An update on this request:
Lars and I went off-list for a bit (Nuria and Mikhail are cc-ed in those conversations). Research doesn't have capacity to pick this task up at the moment, but if other people with appropriate access have bandwidth to pick it up and respond to it, they should feel free to. A few things for those who may be able to help: * Lars confirmed that even the skewed data from very specific browsers may help them gain some insight and it can be better than not knowing anything extra at all (the current case). * If you decide to work on a query and release the data, please ping Research and Legal before releasing it unless the data is highly aggregated. This can especially be important in this case where only a few not-very-widely used browsers are sending this information to our servers.

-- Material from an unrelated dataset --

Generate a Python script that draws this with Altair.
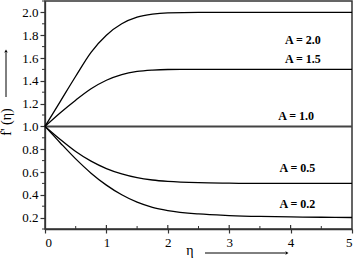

Lars: I'm sorry that Research was not able to be of help. With the best of our intentions, we have to say no to so many requests. We need to be aware of our already long backlogs, but also aware of other teams' backlogs that will be affected by our decision. In this case, depending on which path we go with, Research commitment can mean Security, Legal, Analytics, and Tech Ops commitment and work.
Thank you for your understanding, and I'm here to help if someone else picks up this task and they need Research input.
Best, Leila
-- Leila Zia Senior Research Scientist Wikimedia Foundation
On Tue, Nov 7, 2017 at 12:22 PM, Nuria Ruiz nuria@wikimedia.org wrote:
I would say that referrer "origin-when-cross-origin" (Send a full URL when performing a same-origin request, but only send the origin of the document for other cases) is probably the most widely deployed default on the internets, we use it as well as google, facebook...
For wikipedia, see: https://phabricator.wikimedia.org/T87276
On Tue, Nov 7, 2017 at 12:07 PM, Lars Noodén lars.nooden@gmail.com wrote:
On 11/07/2017 09:49 PM, Mikhail Popov wrote:
The referrer policy is already in use at Google, which is why we don't see users' search queries in referer field in our request logs; just that they came from Google.
Thanks. I'm looking at the current version: https://www.w3.org/TR/referrer-policy/
Are there any published articles, statistics, or reports about how widely referrer policy has already been deployed?